Rows from a dataset of charts and code:
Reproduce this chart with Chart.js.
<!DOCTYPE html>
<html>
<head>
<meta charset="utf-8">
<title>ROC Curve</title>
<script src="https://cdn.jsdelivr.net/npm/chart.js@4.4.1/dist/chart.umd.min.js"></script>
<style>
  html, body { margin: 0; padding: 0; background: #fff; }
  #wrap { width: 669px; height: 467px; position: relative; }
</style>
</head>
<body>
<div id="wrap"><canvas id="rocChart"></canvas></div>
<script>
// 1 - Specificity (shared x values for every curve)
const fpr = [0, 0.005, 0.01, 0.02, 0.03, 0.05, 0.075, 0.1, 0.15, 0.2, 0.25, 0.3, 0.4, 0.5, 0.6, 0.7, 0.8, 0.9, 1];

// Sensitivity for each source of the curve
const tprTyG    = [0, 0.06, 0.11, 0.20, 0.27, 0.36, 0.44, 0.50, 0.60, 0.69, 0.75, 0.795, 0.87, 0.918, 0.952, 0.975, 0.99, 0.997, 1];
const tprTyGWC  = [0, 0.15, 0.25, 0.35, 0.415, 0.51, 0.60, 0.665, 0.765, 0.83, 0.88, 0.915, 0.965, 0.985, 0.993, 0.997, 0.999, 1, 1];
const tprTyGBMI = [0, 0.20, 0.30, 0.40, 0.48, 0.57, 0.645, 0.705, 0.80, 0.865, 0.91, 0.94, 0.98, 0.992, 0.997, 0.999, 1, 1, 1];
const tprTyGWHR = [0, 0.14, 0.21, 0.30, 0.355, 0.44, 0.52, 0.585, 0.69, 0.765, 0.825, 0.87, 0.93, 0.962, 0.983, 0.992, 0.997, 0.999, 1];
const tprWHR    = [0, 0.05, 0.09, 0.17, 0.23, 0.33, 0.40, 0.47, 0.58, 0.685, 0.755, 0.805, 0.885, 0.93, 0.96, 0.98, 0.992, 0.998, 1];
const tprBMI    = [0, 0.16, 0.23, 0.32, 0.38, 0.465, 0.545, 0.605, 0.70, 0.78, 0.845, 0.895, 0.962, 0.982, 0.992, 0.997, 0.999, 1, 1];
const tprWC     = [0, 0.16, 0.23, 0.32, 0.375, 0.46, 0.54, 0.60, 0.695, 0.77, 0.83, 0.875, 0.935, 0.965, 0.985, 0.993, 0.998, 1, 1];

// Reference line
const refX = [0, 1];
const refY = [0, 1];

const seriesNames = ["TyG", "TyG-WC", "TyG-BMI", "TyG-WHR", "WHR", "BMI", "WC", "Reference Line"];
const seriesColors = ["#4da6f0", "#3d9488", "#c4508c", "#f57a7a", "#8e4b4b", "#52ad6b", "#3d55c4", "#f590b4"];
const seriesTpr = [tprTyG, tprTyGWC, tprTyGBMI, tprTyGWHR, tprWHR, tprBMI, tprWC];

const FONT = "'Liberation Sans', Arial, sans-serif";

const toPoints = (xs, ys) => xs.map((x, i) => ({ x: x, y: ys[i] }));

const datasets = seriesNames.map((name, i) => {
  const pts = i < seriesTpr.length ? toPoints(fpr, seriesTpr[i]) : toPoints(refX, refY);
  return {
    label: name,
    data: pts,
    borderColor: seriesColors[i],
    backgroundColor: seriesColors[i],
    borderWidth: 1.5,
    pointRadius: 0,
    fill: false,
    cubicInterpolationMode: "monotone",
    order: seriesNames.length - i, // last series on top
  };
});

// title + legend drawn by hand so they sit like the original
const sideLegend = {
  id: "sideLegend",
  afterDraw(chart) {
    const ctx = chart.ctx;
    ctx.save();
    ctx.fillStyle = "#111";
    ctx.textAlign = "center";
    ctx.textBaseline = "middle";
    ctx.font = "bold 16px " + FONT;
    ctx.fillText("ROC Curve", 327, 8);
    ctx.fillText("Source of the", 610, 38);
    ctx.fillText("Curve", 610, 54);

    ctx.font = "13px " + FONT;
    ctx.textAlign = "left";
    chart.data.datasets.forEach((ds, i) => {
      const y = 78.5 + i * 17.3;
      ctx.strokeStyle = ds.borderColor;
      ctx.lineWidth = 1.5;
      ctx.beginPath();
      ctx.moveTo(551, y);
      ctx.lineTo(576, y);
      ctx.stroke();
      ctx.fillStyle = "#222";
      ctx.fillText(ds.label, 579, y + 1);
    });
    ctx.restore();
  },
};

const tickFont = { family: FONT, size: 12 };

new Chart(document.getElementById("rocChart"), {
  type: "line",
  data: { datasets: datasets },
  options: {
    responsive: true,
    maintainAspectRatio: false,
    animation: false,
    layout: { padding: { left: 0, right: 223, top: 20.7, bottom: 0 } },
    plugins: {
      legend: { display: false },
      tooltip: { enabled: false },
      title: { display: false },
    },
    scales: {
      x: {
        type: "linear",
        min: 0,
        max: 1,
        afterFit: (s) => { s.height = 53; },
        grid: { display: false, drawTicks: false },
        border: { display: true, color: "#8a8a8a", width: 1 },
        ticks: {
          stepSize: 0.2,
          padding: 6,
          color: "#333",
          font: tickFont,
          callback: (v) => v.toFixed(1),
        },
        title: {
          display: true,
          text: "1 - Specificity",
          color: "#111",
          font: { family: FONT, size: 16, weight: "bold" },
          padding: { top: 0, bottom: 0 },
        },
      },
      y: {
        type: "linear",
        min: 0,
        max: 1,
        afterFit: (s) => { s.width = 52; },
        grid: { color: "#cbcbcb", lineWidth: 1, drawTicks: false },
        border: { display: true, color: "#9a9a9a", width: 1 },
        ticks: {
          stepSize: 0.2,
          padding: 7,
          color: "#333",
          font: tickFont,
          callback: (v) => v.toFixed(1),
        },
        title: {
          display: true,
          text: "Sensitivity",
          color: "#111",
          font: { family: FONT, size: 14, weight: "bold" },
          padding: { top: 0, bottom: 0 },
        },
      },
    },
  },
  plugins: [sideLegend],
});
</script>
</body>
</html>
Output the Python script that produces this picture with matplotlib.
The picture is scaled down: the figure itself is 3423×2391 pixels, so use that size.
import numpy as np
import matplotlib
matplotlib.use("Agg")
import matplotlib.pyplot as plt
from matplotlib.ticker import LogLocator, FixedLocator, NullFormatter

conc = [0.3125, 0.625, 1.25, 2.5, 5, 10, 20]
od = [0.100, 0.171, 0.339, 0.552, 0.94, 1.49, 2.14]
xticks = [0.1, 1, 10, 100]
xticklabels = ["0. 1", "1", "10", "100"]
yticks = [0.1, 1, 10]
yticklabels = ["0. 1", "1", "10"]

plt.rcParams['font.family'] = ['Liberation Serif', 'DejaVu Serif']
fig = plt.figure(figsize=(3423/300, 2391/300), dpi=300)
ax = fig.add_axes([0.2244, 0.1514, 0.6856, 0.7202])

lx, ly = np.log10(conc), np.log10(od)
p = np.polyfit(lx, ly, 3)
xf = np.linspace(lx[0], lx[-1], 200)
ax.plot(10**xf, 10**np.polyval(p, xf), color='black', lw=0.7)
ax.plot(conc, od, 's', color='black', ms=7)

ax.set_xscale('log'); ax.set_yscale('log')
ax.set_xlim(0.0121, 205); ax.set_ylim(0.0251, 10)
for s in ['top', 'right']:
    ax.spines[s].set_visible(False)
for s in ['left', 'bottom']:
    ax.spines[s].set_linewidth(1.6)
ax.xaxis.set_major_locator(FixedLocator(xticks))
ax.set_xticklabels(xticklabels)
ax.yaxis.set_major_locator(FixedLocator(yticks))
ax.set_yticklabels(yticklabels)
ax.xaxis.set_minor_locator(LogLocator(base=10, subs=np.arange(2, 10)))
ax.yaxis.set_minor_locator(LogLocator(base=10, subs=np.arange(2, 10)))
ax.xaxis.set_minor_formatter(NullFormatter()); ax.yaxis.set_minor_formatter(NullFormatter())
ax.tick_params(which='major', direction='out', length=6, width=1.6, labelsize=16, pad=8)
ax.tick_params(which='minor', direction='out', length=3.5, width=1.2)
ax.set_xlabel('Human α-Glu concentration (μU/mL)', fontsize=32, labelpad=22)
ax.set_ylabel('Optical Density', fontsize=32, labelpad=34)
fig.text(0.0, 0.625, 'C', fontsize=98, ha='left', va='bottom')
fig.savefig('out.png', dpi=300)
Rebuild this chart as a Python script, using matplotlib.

◆ YOUR GOAL:
Copy, please, every line from the start of the entries down to the line that holds "0.8, 0.9, 1];", with both of those lines included and no others.

◆ FULL RESPONSE:
Reproduce this chart with Chart.js.
<!DOCTYPE html>
<html>
<head>
<meta charset="utf-8">
<title>ROC Curve</title>
<script src="https://cdn.jsdelivr.net/npm/chart.js@4.4.1/dist/chart.umd.min.js"></script>
<style>
  html, body { margin: 0; padding: 0; background: #fff; }
  #wrap { width: 669px; height: 467px; position: relative; }
</style>
</head>
<body>
<div id="wrap"><canvas id="rocChart"></canvas></div>
<script>
// 1 - Specificity (shared x values for every curve)
const fpr = [0, 0.005, 0.01, 0.02, 0.03, 0.05, 0.075, 0.1, 0.15, 0.2, 0.25, 0.3, 0.4, 0.5, 0.6, 0.7, 0.8, 0.9, 1];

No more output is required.